2005年6月1日水曜日
映画のようなゲームが好きだ。
「映画のようなゲームはいらない。」
映画のようなゲームなど、最初から1つも無かったのである。
興味を持って観に来た人を2時間飽きさせないようなゲーム。
2時間という枠の中に幾つもの山と見せ場が絶え間なく続くゲーム。
そんなもの、噂すら聞いたことがない。有名な題材を引っ張ってきて最初の90分と次の日からの30分を面白く遊べるようにするという、最近の海外家庭用ゲームの方向性は比較的それに近いのかもしれない。それでもやはり、まだ遠い。映画のようなゲームなど、そもそも無かったし、これから先も存在し得ないだろうと思う。
けれども映画のようなゲームが好きだ。映画のようなゲームがしたい。
「映画のような」という言葉の意味は、「2時間という枠の中に幾つもの山と見せ場が絶え間なく続く」というものだけではない。名声を得ている映画の幾つかには、「スクリーンに映される全ての部位への情熱」という共通項がある。それどころか、スクリーンに映らない部位にまでも気が遣われている。"映画のようなもの"の正体は、狂気だ。
昔はそういうゲームがたくさんあった。画面に映し出される全てのシーンに狂気のような情熱が注ぎ込まれていたゲーム。僕はそれらのゲームの事を「映画のようなゲーム」と呼びたい。
カードリッヂの容量が小さく、全てが2D画像であった頃は、1人の人間が全ての場面、全ての絵、想定される全てのプレイに満遍なく情熱を注ぎ込むことが可能であった。

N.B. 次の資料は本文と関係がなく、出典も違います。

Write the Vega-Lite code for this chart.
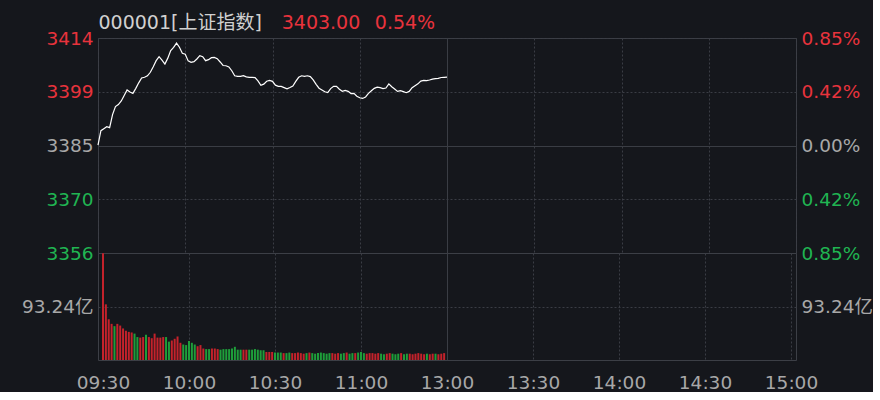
{
"$schema": "https://vega.github.io/schema/vega-lite/v6.json",
"background": "#15171c",
"padding": {"left": 5, "top": 7, "right": 0, "bottom": 0},
"config": {
  "view": {"stroke": "#3c3f46", "strokeWidth": 1},
  "font": "DejaVu Sans, Noto Sans CJK SC",
  "axis": {"labelFont": "DejaVu Sans, Noto Sans CJK SC", "labelFontSize": 18.5, "labelColor": "#a8a8a8", "domain": false, "ticks": false, "tickSize": 0, "title": null, "gridColor": "#3a3d44", "labelFlush": false, "labelOverlap": false}
},
"datasets": {"m": [
{"t":0,"price":3384.83,"vol":186,"dir":"up"},
{"t":1,"price":3388.68,"vol":97,"dir":"up"},
{"t":2,"price":3389.22,"vol":71,"dir":"up"},
{"t":3,"price":3389.76,"vol":63,"dir":"up"},
{"t":4,"price":3389.49,"vol":59,"dir":"down"},
{"t":5,"price":3393.00,"vol":63,"dir":"up"},
{"t":6,"price":3395.15,"vol":60,"dir":"up"},
{"t":7,"price":3395.69,"vol":55,"dir":"up"},
{"t":8,"price":3396.64,"vol":51,"dir":"up"},
{"t":9,"price":3398.12,"vol":49,"dir":"up"},
{"t":10,"price":3399.60,"vol":48,"dir":"up"},
{"t":11,"price":3399.06,"vol":46,"dir":"down"},
{"t":12,"price":3398.66,"vol":40,"dir":"down"},
{"t":13,"price":3400.01,"vol":39,"dir":"up"},
{"t":14,"price":3401.49,"vol":40,"dir":"up"},
{"t":15,"price":3402.78,"vol":44,"dir":"down"},
{"t":16,"price":3402.97,"vol":40,"dir":"up"},
{"t":17,"price":3403.38,"vol":38,"dir":"up"},
{"t":18,"price":3404.32,"vol":46,"dir":"up"},
{"t":19,"price":3405.80,"vol":39,"dir":"up"},
{"t":20,"price":3407.42,"vol":39,"dir":"up"},
{"t":21,"price":3408.50,"vol":40,"dir":"up"},
{"t":22,"price":3407.56,"vol":40,"dir":"down"},
{"t":23,"price":3406.53,"vol":32,"dir":"down"},
{"t":24,"price":3408.10,"vol":34,"dir":"up"},
{"t":25,"price":3410.12,"vol":37,"dir":"up"},
{"t":26,"price":3410.98,"vol":41,"dir":"up"},
{"t":27,"price":3412.14,"vol":30,"dir":"up"},
{"t":28,"price":3411.01,"vol":27,"dir":"down"},
{"t":29,"price":3409.39,"vol":26,"dir":"down"},
{"t":30,"price":3409.17,"vol":33,"dir":"down"},
{"t":31,"price":3407.37,"vol":30,"dir":"down"},
{"t":32,"price":3406.96,"vol":27,"dir":"down"},
{"t":33,"price":3407.15,"vol":24,"dir":"up"},
{"t":34,"price":3407.88,"vol":26,"dir":"up"},
{"t":35,"price":3408.77,"vol":20,"dir":"up"},
{"t":36,"price":3408.50,"vol":19,"dir":"down"},
{"t":37,"price":3407.42,"vol":19,"dir":"down"},
{"t":38,"price":3407.69,"vol":20,"dir":"up"},
{"t":39,"price":3408.23,"vol":20,"dir":"up"},
{"t":40,"price":3408.28,"vol":19,"dir":"up"},
{"t":41,"price":3407.96,"vol":18,"dir":"down"},
{"t":42,"price":3407.07,"vol":19,"dir":"down"},
{"t":43,"price":3406.13,"vol":19,"dir":"down"},
{"t":44,"price":3406.07,"vol":19,"dir":"down"},
{"t":45,"price":3405.75,"vol":20,"dir":"down"},
{"t":46,"price":3404.73,"vol":23,"dir":"down"},
{"t":47,"price":3403.38,"vol":18,"dir":"down"},
{"t":48,"price":3403.24,"vol":18,"dir":"down"},
{"t":49,"price":3403.24,"vol":18,"dir":"up"},
{"t":50,"price":3403.40,"vol":18,"dir":"up"},
{"t":51,"price":3403.08,"vol":18,"dir":"down"},
{"t":52,"price":3402.97,"vol":18,"dir":"down"},
{"t":53,"price":3402.95,"vol":19,"dir":"down"},
{"t":54,"price":3402.89,"vol":18,"dir":"down"},
{"t":55,"price":3402.00,"vol":17,"dir":"down"},
{"t":56,"price":3400.82,"vol":17,"dir":"down"},
{"t":57,"price":3401.14,"vol":14,"dir":"up"},
{"t":58,"price":3401.92,"vol":14,"dir":"up"},
{"t":59,"price":3402.14,"vol":14,"dir":"up"},
{"t":60,"price":3401.89,"vol":13,"dir":"down"},
{"t":61,"price":3400.87,"vol":13,"dir":"down"},
{"t":62,"price":3400.55,"vol":13,"dir":"down"},
{"t":63,"price":3400.55,"vol":12,"dir":"up"},
{"t":64,"price":3400.22,"vol":12,"dir":"down"},
{"t":65,"price":3399.87,"vol":13,"dir":"down"},
{"t":66,"price":3400.22,"vol":12,"dir":"up"},
{"t":67,"price":3400.65,"vol":12,"dir":"up"},
{"t":68,"price":3401.89,"vol":13,"dir":"up"},
{"t":69,"price":3402.97,"vol":12,"dir":"up"},
{"t":70,"price":3403.38,"vol":11,"dir":"up"},
{"t":71,"price":3403.24,"vol":12,"dir":"down"},
{"t":72,"price":3403.38,"vol":13,"dir":"up"},
{"t":73,"price":3403.16,"vol":12,"dir":"down"},
{"t":74,"price":3402.30,"vol":11,"dir":"down"},
{"t":75,"price":3401.09,"vol":12,"dir":"down"},
{"t":76,"price":3400.06,"vol":13,"dir":"down"},
{"t":77,"price":3399.60,"vol":12,"dir":"down"},
{"t":78,"price":3399.09,"vol":11,"dir":"down"},
{"t":79,"price":3398.87,"vol":12,"dir":"down"},
{"t":80,"price":3399.95,"vol":12,"dir":"up"},
{"t":81,"price":3400.55,"vol":11,"dir":"up"},
{"t":82,"price":3400.55,"vol":12,"dir":"up"},
{"t":83,"price":3399.79,"vol":11,"dir":"down"},
{"t":84,"price":3399.23,"vol":12,"dir":"down"},
{"t":85,"price":3399.47,"vol":13,"dir":"up"},
{"t":86,"price":3399.20,"vol":11,"dir":"down"},
{"t":87,"price":3398.61,"vol":12,"dir":"down"},
{"t":88,"price":3398.66,"vol":12,"dir":"up"},
{"t":89,"price":3397.90,"vol":13,"dir":"down"},
{"t":90,"price":3397.50,"vol":14,"dir":"down"},
{"t":91,"price":3397.31,"vol":12,"dir":"down"},
{"t":92,"price":3397.72,"vol":11,"dir":"up"},
{"t":93,"price":3398.66,"vol":12,"dir":"up"},
{"t":94,"price":3399.36,"vol":12,"dir":"up"},
{"t":95,"price":3400.01,"vol":11,"dir":"up"},
{"t":96,"price":3400.33,"vol":12,"dir":"up"},
{"t":97,"price":3400.22,"vol":11,"dir":"down"},
{"t":98,"price":3399.95,"vol":10,"dir":"down"},
{"t":99,"price":3400.09,"vol":11,"dir":"up"},
{"t":100,"price":3401.22,"vol":12,"dir":"up"},
{"t":101,"price":3400.44,"vol":11,"dir":"down"},
{"t":102,"price":3399.85,"vol":10,"dir":"down"},
{"t":103,"price":3399.20,"vol":11,"dir":"down"},
{"t":104,"price":3399.41,"vol":12,"dir":"up"},
{"t":105,"price":3399.14,"vol":10,"dir":"down"},
{"t":106,"price":3398.85,"vol":11,"dir":"down"},
{"t":107,"price":3399.20,"vol":11,"dir":"up"},
{"t":108,"price":3400.20,"vol":10,"dir":"up"},
{"t":109,"price":3400.74,"vol":11,"dir":"up"},
{"t":110,"price":3401.22,"vol":12,"dir":"up"},
{"t":111,"price":3401.95,"vol":11,"dir":"up"},
{"t":112,"price":3402.16,"vol":10,"dir":"up"},
{"t":113,"price":3402.08,"vol":11,"dir":"down"},
{"t":114,"price":3402.24,"vol":10,"dir":"up"},
{"t":115,"price":3402.49,"vol":11,"dir":"up"},
{"t":116,"price":3402.60,"vol":11,"dir":"down"},
{"t":117,"price":3402.70,"vol":10,"dir":"up"},
{"t":118,"price":3402.92,"vol":11,"dir":"up"},
{"t":119,"price":3402.97,"vol":12,"dir":"up"},
{"t":120,"price":3403.00,"dir":"up"}
]},
"data": {"name": "m"},
"spacing": 0,
"bounds": "flush",
"vconcat": [
  {
    "width": 698, "height": 215,
    "layer": [
      {
        "mark": {"type": "line", "color": "#ffffff", "strokeWidth": 1.2},
        "encoding": {
          "x": {"field": "t", "type": "quantitative", "scale": {"domain": [0, 240], "nice": false, "zero": false},
            "axis": {"orient": "bottom", "values": [0, 30, 60, 90, 120, 150, 180, 210, 240], "labels": false, "grid": true,
              "gridDash": {"condition": {"test": "datum.value == 120", "value": []}, "value": [2, 2]},
              "minExtent": 0, "maxExtent": 0}},
          "y": {"field": "price", "type": "quantitative", "scale": {"domain": [3355.95, 3413.49], "nice": false, "zero": false},
            "axis": {"orient": "left", "values": [3355.95, 3370.34, 3384.72, 3399.11, 3413.49],
              "labelExpr": "datum.value > 3410 ? '3414' : datum.value > 3395 ? '3399' : datum.value > 3380 ? '3385' : datum.value > 3365 ? '3370' : '3356'",
              "labelColor": {"expr": "datum.value > 3390 ? '#e8333c' : datum.value < 3380 ? '#20b552' : '#a8a8a8'"},
              "labelPadding": 5, "minExtent": 92, "maxExtent": 92, "grid": true,
              "gridDash": {"condition": {"test": "abs(datum.value - 3384.72) < 1", "value": []}, "value": [2, 2]}}}
        }
      },
      {
        "mark": {"type": "line", "opacity": 0},
        "encoding": {
          "x": {"field": "t", "type": "quantitative", "scale": {"domain": [0, 240], "nice": false, "zero": false},
            "axis": {"orient": "top", "values": [0, 63, 95], "grid": false,
              "labelExpr": "datum.value == 0 ? '000001[上证指数]' : datum.value == 63 ? '3403.00' : '0.54%'",
              "labelColor": {"expr": "datum.value == 0 ? '#d0d0d0' : '#e8333c'"},
              "labelAlign": "left", "labelFontSize": 19, "labelPadding": 6, "minExtent": 30, "maxExtent": 30}},
          "y": {"field": "price", "type": "quantitative", "scale": {"domain": [3355.95, 3413.49], "nice": false, "zero": false},
            "axis": {"orient": "right", "values": [3355.95, 3370.34, 3384.72, 3399.11, 3413.49], "grid": false,
              "labelExpr": "datum.value > 3410 ? '0.85%' : datum.value > 3395 ? '0.42%' : datum.value > 3380 ? '0.00%' : datum.value > 3365 ? '0.42%' : '0.85%'",
              "labelColor": {"expr": "datum.value > 3390 ? '#e8333c' : datum.value < 3380 ? '#20b552' : '#a8a8a8'"},
              "labelPadding": 5}}
        }
      }
    ],
    "resolve": {"axis": {"x": "independent", "y": "independent"}}
  },
  {
    "width": 698, "height": 107,
    "layer": [
      {
        "mark": {"type": "bar", "size": 2, "orient": "vertical"},
        "encoding": {
          "x": {"field": "t", "type": "quantitative", "scale": {"domain": [0, 240], "nice": false, "zero": false},
            "axis": {"orient": "bottom", "values": [0, 30, 60, 90, 120, 150, 180, 210, 240],
              "labelExpr": "['09:30','10:00','10:30','11:00','13:00','13:30','14:00','14:30','15:00'][round(datum.value/30)]",
              "labelPadding": 13, "grid": true,
              "gridDash": {"condition": {"test": "datum.value == 120", "value": []}, "value": [2, 2]}}},
          "y": {"field": "vol", "type": "quantitative", "scale": {"domain": [0, 186.48], "nice": false},
            "axis": {"orient": "left", "values": [93.24], "labelExpr": "'93.24亿'", "grid": true, "gridDash": [2, 2],
              "labelPadding": 5, "minExtent": 92, "maxExtent": 92}},
          "color": {"field": "dir", "type": "nominal", "scale": {"domain": ["up", "down"], "range": ["#c4222b", "#1e9e3a"]}, "legend": null}
        }
      },
      {
        "mark": {"type": "bar", "size": 2, "orient": "vertical", "opacity": 0},
        "encoding": {
          "x": {"field": "t", "type": "quantitative", "scale": {"domain": [0, 240], "nice": false, "zero": false}},
          "y": {"field": "vol", "type": "quantitative", "scale": {"domain": [0, 186.48], "nice": false},
            "axis": {"orient": "right", "values": [93.24], "labelExpr": "'93.24亿'", "grid": false, "labelPadding": 5}}
        }
      }
    ],
    "resolve": {"axis": {"y": "independent"}}
  }
]
}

けれども今のゲームではそうはいかない。
3Dのゲームであればプレイヤーは裏側に回って何かを覗き見るだろうし、容量が大きくなってしまった今のゲームじゃ、1人の人間が細部までをも徹底的に管理するのは不可能だ。
リンダが竜になって失ったものは「映画のようなもの」だ。
細部の全てにまで情熱が感じられるゲーム。
それこそが「映画のようなゲーム」だと思う。
「映画のようなゲーム」がスクウェアやEAゲームスによって量産される一方で、映画のようなゲームは少しずつ少しずつ減って行き、市場から消えつつある。もう消えてしまったのかもしれない。
けれども、「映画のようなゲーム」は潰えてはいない。
http://www.ntsc-uk.com/feature.php?fea=ABAGamesInterview
http://www.ntsc-uk.com/feature.php?fea=OMEGAInterview
http://www.tigsource.com/features/interview_pixel.html(情報元兼邦訳)
読み比べていて、そんな気がした。
ありとあらゆる場面において作者の情念が滲み出しているダンジョンクロウルは、「映画のようなゲーム」とは最も遠い場所にある、「映画のようなゲーム」なのかもしれないなと、考えたり、思ったり。